Functionality-Oriented LLM Merging on the Fisher--Rao Manifold

TL;DR

This paper introduces a novel method for merging multiple fine-tuned large language models by operating on the Fisher--Rao manifold, improving stability and performance over traditional Euclidean-based approaches.

Contribution

It formulates model merging as a weighted Karcher mean on the Fisher--Rao manifold, addressing limitations of existing Euclidean and geometry-inspired methods, especially for multiple and heterogeneous models.

Findings

Outperforms prior baselines across benchmarks.

Remains stable with increasing model heterogeneity.

Reduces collapse and maintains accuracy during merging.

Abstract

Weight-space merging aims to combine multiple fine-tuned LLMs into a single model without retraining, yet most existing approaches remain fundamentally parameter-space heuristics. This creates three practical limitations. First, linear averaging, task vectors, and related rules operate on Euclidean coordinates, even though the desired goal is to merge functionality, i.e., predictive behaviors across tasks. Second, when the source checkpoints are farther apart or more heterogeneous, Euclidean blends often trigger representation collapse, manifested as activation variance shrinkage and effective-rank degradation, which sharply degrades accuracy. Third, many geometry-inspired methods are most natural for two-model interpolation and do not extend cleanly to merging N>2 experts with a principled objective.

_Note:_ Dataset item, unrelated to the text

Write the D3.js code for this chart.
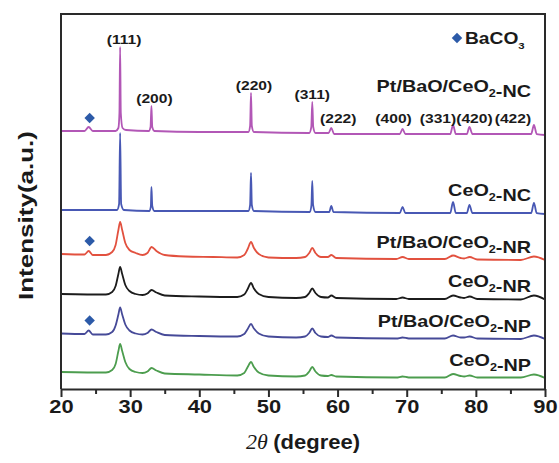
<!DOCTYPE html>
<html>
<head>
<meta charset="utf-8">
<script src="https://cdn.jsdelivr.net/npm/d3@7"></script>
<style>
    body { margin: 0; background: #fff; }
    text { font-family: "Liberation Sans", Arial, sans-serif; font-weight: bold; fill: #1a1a1a; }
</style>
</head>
<body>
<div id="chart"></div>
<script>
// peak positions (2theta) and reflection names
const hklNames = ["(111)", "(200)", "(220)", "(311)", "(222)", "(400)", "(331)", "(420)", "(422)"];
const hklAngles = [28.55, 33.08, 47.48, 56.34, 59.09, 69.4, 76.7, 79.07, 88.4];
const baco3Angle = 24.0;

const seriesNames = ["Pt/BaO/CeO2-NC", "CeO2-NC", "Pt/BaO/CeO2-NR", "CeO2-NR", "Pt/BaO/CeO2-NP", "CeO2-NP"];
const seriesColors = ["#b257b6", "#4858b4", "#e2513f", "#1c1c1c", "#464a98", "#4c9d4e"];
const seriesOffsets = [258, 179, 135, 95, 55.5, 17];
const hasBaCO3 = [true, false, true, false, true, false];

// [2theta, intensity above offset]
const ptNC = [[20,0],[23.4,0],[24.0,4],[24.6,0],[27.9,0],[28.3,3],[28.45,18],[28.55,84],[28.65,18],[28.9,3],[29.4,1],[32.7,0],[32.95,4],[33.08,25],[33.2,4],[33.5,0],[40,-1],[47.1,-1],[47.35,5],[47.48,38],[47.6,5],[47.9,-1],[55.9,-2],[56.2,4],[56.34,29],[56.48,4],[56.8,-2],[58.7,-2],[59.09,3],[59.5,-3],[69.0,-3],[69.4,2],[69.8,-3],[76.3,-3],[76.7,6],[77.1,-3],[78.7,-3],[79.07,4],[79.5,-3],[88.0,-3],[88.4,6],[88.8,-3],[90,-4]];
const ceNC = [[20,0],[28.1,0],[28.4,6],[28.55,77],[28.7,6],[29.1,0],[32.8,-1],[33.0,4],[33.08,23],[33.2,4],[33.5,-1],[47.1,-1],[47.35,5],[47.48,37],[47.6,5],[47.9,-1],[56.0,-2],[56.22,5],[56.34,29],[56.46,5],[56.8,-2],[58.8,-2],[59.09,4],[59.4,-2],[69.0,-3],[69.4,3],[69.8,-3],[76.3,-3],[76.7,8],[77.1,-3],[78.7,-3],[79.07,5],[79.5,-3],[88.0,-3],[88.4,7],[88.8,-3],[90,-4]];
const ptNR = [[20,0],[23.4,-0.5],[24.0,3],[24.6,-1],[26.5,-1],[27.4,2],[27.9,9],[28.3,24],[28.55,32],[28.85,24],[29.3,11],[29.9,4],[30.8,1],[31.8,-1],[32.5,1],[33.1,7],[33.8,3],[35,-1],[38,-2.5],[42,-3],[45.5,-3.5],[46.5,-1],[47.0,5],[47.48,12],[47.9,6],[48.6,0],[50,-3.5],[54,-4],[55.3,-3],[55.9,1],[56.34,6],[56.8,1],[57.6,-3],[58.6,-3],[59.1,-1],[59.8,-4],[68.5,-5],[69.4,-3],[70.3,-5],[75.5,-5],[76.7,-1.5],[77.8,-4],[78.3,-4.5],[79.1,-3],[80.2,-5.5],[86.5,-6],[88.4,-2.5],[90,-6]];
const ceNR = [[20,0],[26.5,-0.5],[27.4,2],[27.9,8],[28.3,20],[28.55,27],[28.85,20],[29.3,9],[29.9,3],[30.8,0],[31.8,-1],[32.5,0.5],[33.1,4],[33.8,1.5],[35,-1.5],[40,-2.5],[45.5,-3],[46.5,-0.5],[47.0,5],[47.48,11],[47.9,5.5],[48.6,0],[50,-3],[54,-4],[55.3,-3],[55.9,1],[56.34,5.5],[56.8,1],[57.6,-3],[58.6,-3.5],[59.1,-1.5],[59.8,-4],[68.5,-5],[69.4,-3.5],[70.3,-5],[75.5,-5],[76.7,-1.5],[77.8,-3.5],[78.3,-4],[79.1,-2.5],[80.2,-5],[86.5,-5.5],[88.4,-1.5],[90,-5.5]];
const ptNP = [[20,0],[23.4,-0.5],[24.0,3],[24.6,-1],[26.5,-1],[27.4,1.5],[27.9,8],[28.3,19],[28.55,26],[28.85,19],[29.3,9],[29.9,3],[30.8,0],[31.8,-1],[32.5,0.5],[33.1,4],[33.8,1.5],[35,-1.5],[40,-2.5],[45.5,-3],[46.5,-0.5],[47.0,4.5],[47.48,9.5],[47.9,5],[48.6,0],[50,-3],[54,-4],[55.3,-3],[55.9,0.5],[56.34,5],[56.8,0.5],[57.6,-3],[58.6,-3.5],[59.1,-2],[59.8,-4],[68.5,-5],[69.4,-4],[70.3,-5],[75.5,-5],[76.7,-2],[77.8,-4],[78.3,-4],[79.1,-3],[80.2,-5],[86.5,-5.5],[88.4,-2],[90,-5.5]];
const ceNP = [[20,0],[26.5,-0.5],[27.4,2],[27.9,8],[28.3,21],[28.55,28],[28.85,21],[29.3,10],[29.9,3],[30.8,0],[31.8,-1],[32.5,0.5],[33.1,4],[33.8,1.5],[35,-1.5],[40,-2.5],[45.5,-3.5],[46.5,-1],[47.0,5],[47.48,10],[47.9,5],[48.6,-0.5],[50,-3.5],[54,-4.5],[55.3,-3.5],[55.9,0.5],[56.34,5],[56.8,0.5],[57.6,-3.5],[58.6,-4],[59.1,-3],[59.8,-4.5],[68.5,-5.5],[69.4,-4.5],[70.3,-5.5],[75.5,-5.5],[76.7,-2],[77.8,-4],[78.3,-4.5],[79.1,-3.5],[80.2,-5.5],[86.5,-5.5],[88.4,-2.5],[90,-6]];
const seriesData = [ptNC, ceNC, ptNR, ceNR, ptNP, ceNP];

const xMajor = [20, 30, 40, 50, 60, 70, 80, 90];
const xMinor = [25, 35, 45, 55, 65, 75, 85];

// dimensions
const W = 559, H = 463;
const margin = {top: 14, right: 14, bottom: 74, left: 61};
const width = W - margin.left - margin.right;
const height = H - margin.top - margin.bottom;
const SX = 1.2; // the figure's lettering is wider than Arial

const svg = d3.select("#chart").append("svg")
    .attr("width", W)
    .attr("height", H);

const g = svg.append("g")
    .attr("transform", `translate(${margin.left},${margin.top})`);

const x = d3.scaleLinear().domain([20, 90]).range([0, width]);
const y = d3.scaleLinear().domain([0, height]).range([height, 0]);

// helper for text with a subscript "2"/"3"
function richText(sel, str, size, subSize) {
    let parts = str.split(/(O2|O3)/).filter(s => s.length);
    parts.forEach(p => {
        if (p === "O2" || p === "O3") {
            sel.append("tspan").text("O");
            sel.append("tspan").text(p[1]).attr("font-size", subSize).attr("dy", size * 0.3);
            sel.append("tspan").text("").attr("dy", -size * 0.3);
        } else {
            sel.append("tspan").text(p);
        }
    });
}

// curves
const line = d3.line()
    .x(d => x(d[0]))
    .curve(d3.curveMonotoneX);

seriesData.forEach((data, i) => {
    g.append("path")
        .datum(data)
        .attr("fill", "none")
        .attr("stroke", seriesColors[i])
        .attr("stroke-width", 1.8)
        .attr("stroke-linejoin", "round")
        .attr("d", line.y(d => y(seriesOffsets[i] + d[1])));
});

// BaCO3 markers
const diamond = d3.symbol().type(d3.symbolDiamond2 || d3.symbolDiamond).size(70);
seriesData.forEach((data, i) => {
    if (!hasBaCO3[i]) return;
    g.append("path")
        .attr("d", diamond)
        .attr("fill", "#2c5aa8")
        .attr("transform", `translate(${x(baco3Angle) + 1},${y(seriesOffsets[i] + 13)})`);
});

// hkl labels over the top pattern
const hklDx = [4, 3, 3, 0, 7, -9, -15, 5, -21];
hklNames.forEach((name, i) => {
    let peak = d3.max(ptNC.filter(d => Math.abs(d[0] - hklAngles[i]) < 0.3), d => d[1]);
    let yy = y(seriesOffsets[0] + peak) - 3;
    if (i >= 4) yy = y(seriesOffsets[0] + 3) - 5;
    g.append("text")
        .attr("transform", `translate(${x(hklAngles[i]) + hklDx[i]},${yy}) scale(${SX},1)`)
        .attr("text-anchor", "middle")
        .attr("font-size", 13)
        .text(name);
});

// series labels
const labelY = [78, 182, 234, 273, 313, 352];
seriesNames.forEach((name, i) => {
    let t = g.append("text")
        .attr("transform", `translate(${width - 14},${labelY[i]}) scale(${SX},1)`)
        .attr("text-anchor", "end")
        .attr("font-size", 16.5);
    richText(t, name, 16.5, 10.5);
});

// legend
g.append("path")
    .attr("d", diamond)
    .attr("fill", "#2c5aa8")
    .attr("transform", `translate(${width - 88},${24})`);
let leg = g.append("text")
    .attr("transform", `translate(${width - 80},${30}) scale(${SX},1)`)
    .attr("font-size", 16);
richText(leg, "BaCO3", 16, 9.5);

// axes
const xAxis = g.append("g")
    .attr("transform", `translate(0,${height})`)
    .call(d3.axisBottom(x).tickValues(xMajor).tickSize(8).tickSizeOuter(0).tickPadding(3));
xAxis.selectAll("text")
    .attr("font-size", 19)
    .attr("transform", `scale(1.15,1)`)
    .style("font-family", "Liberation Sans, Arial, sans-serif")
    .style("font-weight", "bold")
    .attr("fill", "#1a1a1a");
g.append("g")
    .attr("transform", `translate(0,${height})`)
    .call(d3.axisBottom(x).tickValues(xMinor).tickSize(5).tickFormat(""))
    .select(".domain").remove();

g.selectAll(".domain, .tick line")
    .attr("stroke", "#2a2a2a")
    .attr("stroke-width", 2);

// frame (left, top, right)
g.append("path")
    .attr("d", `M0,${height}V0H${width}V${height}`)
    .attr("fill", "none")
    .attr("stroke", "#2a2a2a")
    .attr("stroke-width", 2);

// axis titles
g.append("text")
    .attr("transform", `translate(${-margin.left + 33},${height / 2 + 14}) rotate(-90) scale(1.3,1)`)
    .attr("text-anchor", "middle")
    .attr("font-size", 20)
    .text("Intensity(a.u.)");

let xt = g.append("text")
    .attr("transform", `translate(${width / 2},${height + 60}) scale(1.1,1)`)
    .attr("text-anchor", "middle")
    .attr("font-size", 20);
xt.append("tspan")
    .style("font-family", "Liberation Serif, Times New Roman, serif")
    .style("font-style", "italic")
    .style("font-weight", "normal")
    .text("2θ ");
xt.append("tspan").text("(degree)");
</script>
</body>
</html>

We address these issues by formulating model merging as computing a weighted Karcher mean on the Fisher--Rao manifold, which is locally equivalent to minimizing a KL-based function distance between predictive distributions. We derive a practical fixed-point algorithm using a lightweight spherical proxy that preserves norms and generalizes directly to multi-expert merging. Across various benchmarks and collapse diagnostics, our method remains stable as the number and heterogeneity of merged models increase, consistently outperforming prior baselines.